STATED EXERCISE: Exclude the pictures, then repeat the remaining data exactly.

INFORMATION PROVIDED:
↓↓↓

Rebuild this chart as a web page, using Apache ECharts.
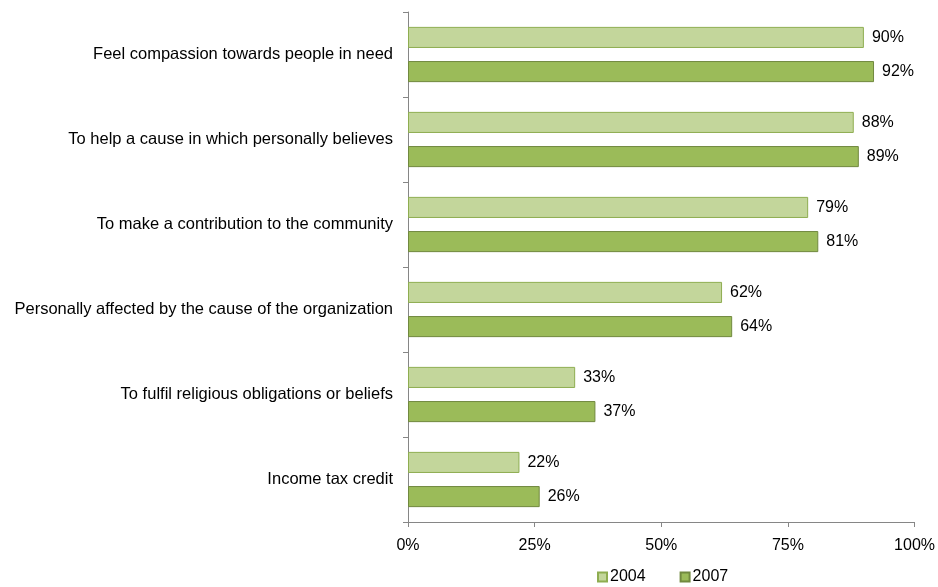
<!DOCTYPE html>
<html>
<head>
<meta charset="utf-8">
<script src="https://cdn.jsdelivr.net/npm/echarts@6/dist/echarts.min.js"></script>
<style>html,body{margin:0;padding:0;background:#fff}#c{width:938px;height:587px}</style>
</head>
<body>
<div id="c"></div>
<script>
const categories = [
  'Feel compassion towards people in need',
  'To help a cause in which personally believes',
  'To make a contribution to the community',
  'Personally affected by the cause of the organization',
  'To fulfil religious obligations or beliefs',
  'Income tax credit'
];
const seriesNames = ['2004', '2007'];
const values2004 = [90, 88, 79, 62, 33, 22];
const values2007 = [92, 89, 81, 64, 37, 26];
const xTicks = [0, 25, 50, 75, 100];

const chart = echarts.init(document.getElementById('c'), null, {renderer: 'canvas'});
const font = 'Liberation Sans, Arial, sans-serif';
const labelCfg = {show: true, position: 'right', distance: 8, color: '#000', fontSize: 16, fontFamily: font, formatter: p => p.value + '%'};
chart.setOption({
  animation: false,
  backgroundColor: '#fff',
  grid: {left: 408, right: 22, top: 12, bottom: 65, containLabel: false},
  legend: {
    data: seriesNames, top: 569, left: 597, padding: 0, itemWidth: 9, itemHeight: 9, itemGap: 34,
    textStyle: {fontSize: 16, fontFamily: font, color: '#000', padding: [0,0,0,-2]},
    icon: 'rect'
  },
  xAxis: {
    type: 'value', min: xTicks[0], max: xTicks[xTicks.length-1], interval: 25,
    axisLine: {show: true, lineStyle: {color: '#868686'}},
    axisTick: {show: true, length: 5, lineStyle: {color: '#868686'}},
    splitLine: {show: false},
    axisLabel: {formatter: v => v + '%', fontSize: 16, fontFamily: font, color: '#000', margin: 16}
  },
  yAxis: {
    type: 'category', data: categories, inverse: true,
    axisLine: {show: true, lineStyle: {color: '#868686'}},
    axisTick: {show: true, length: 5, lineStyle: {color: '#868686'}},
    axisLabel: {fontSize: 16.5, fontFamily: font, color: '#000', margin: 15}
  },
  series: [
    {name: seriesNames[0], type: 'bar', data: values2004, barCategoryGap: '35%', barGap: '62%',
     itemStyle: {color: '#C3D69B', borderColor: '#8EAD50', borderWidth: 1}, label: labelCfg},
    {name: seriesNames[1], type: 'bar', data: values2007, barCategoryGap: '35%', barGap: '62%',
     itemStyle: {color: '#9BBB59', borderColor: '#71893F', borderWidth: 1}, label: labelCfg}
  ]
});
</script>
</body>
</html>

↑↑↑

FINISHED EXERCISE:
Rebuild this chart as a web page, using Apache ECharts.
<!DOCTYPE html>
<html>
<head>
<meta charset="utf-8">
<script src="https://cdn.jsdelivr.net/npm/echarts@6/dist/echarts.min.js"></script>
<style>html,body{margin:0;padding:0;background:#fff}#c{width:938px;height:587px}</style>
</head>
<body>
<div id="c"></div>
<script>
const categories = [
  'Feel compassion towards people in need',
  'To help a cause in which personally believes',
  'To make a contribution to the community',
  'Personally affected by the cause of the organization',
  'To fulfil religious obligations or beliefs',
  'Income tax credit'
];
const seriesNames = ['2004', '2007'];
const values2004 = [90, 88, 79, 62, 33, 22];
const values2007 = [92, 89, 81, 64, 37, 26];
const xTicks = [0, 25, 50, 75, 100];

const chart = echarts.init(document.getElementById('c'), null, {renderer: 'canvas'});
const font = 'Liberation Sans, Arial, sans-serif';
const labelCfg = {show: true, position: 'right', distance: 8, color: '#000', fontSize: 16, fontFamily: font, formatter: p => p.value + '%'};
chart.setOption({
  animation: false,
  backgroundColor: '#fff',
  grid: {left: 408, right: 22, top: 12, bottom: 65, containLabel: false},
  legend: {
    data: seriesNames, top: 569, left: 597, padding: 0, itemWidth: 9, itemHeight: 9, itemGap: 34,
    textStyle: {fontSize: 16, fontFamily: font, color: '#000', padding: [0,0,0,-2]},
    icon: 'rect'
  },
  xAxis: {
    type: 'value', min: xTicks[0], max: xTicks[xTicks.length-1], interval: 25,
    axisLine: {show: true, lineStyle: {color: '#868686'}},
    axisTick: {show: true, length: 5, lineStyle: {color: '#868686'}},
    splitLine: {show: false},
    axisLabel: {formatter: v => v + '%', fontSize: 16, fontFamily: font, color: '#000', margin: 16}
  },
  yAxis: {
    type: 'category', data: categories, inverse: true,
    axisLine: {show: true, lineStyle: {color: '#868686'}},
    axisTick: {show: true, length: 5, lineStyle: {color: '#868686'}},
    axisLabel: {fontSize: 16.5, fontFamily: font, color: '#000', margin: 15}
  },
  series: [
    {name: seriesNames[0], type: 'bar', data: values2004, barCategoryGap: '35%', barGap: '62%',
     itemStyle: {color: '#C3D69B', borderColor: '#8EAD50', borderWidth: 1}, label: labelCfg},
    {name: seriesNames[1], type: 'bar', data: values2007, barCategoryGap: '35%', barGap: '62%',
     itemStyle: {color: '#9BBB59', borderColor: '#71893F', borderWidth: 1}, label: labelCfg}
  ]
});
</script>
</body>
</html>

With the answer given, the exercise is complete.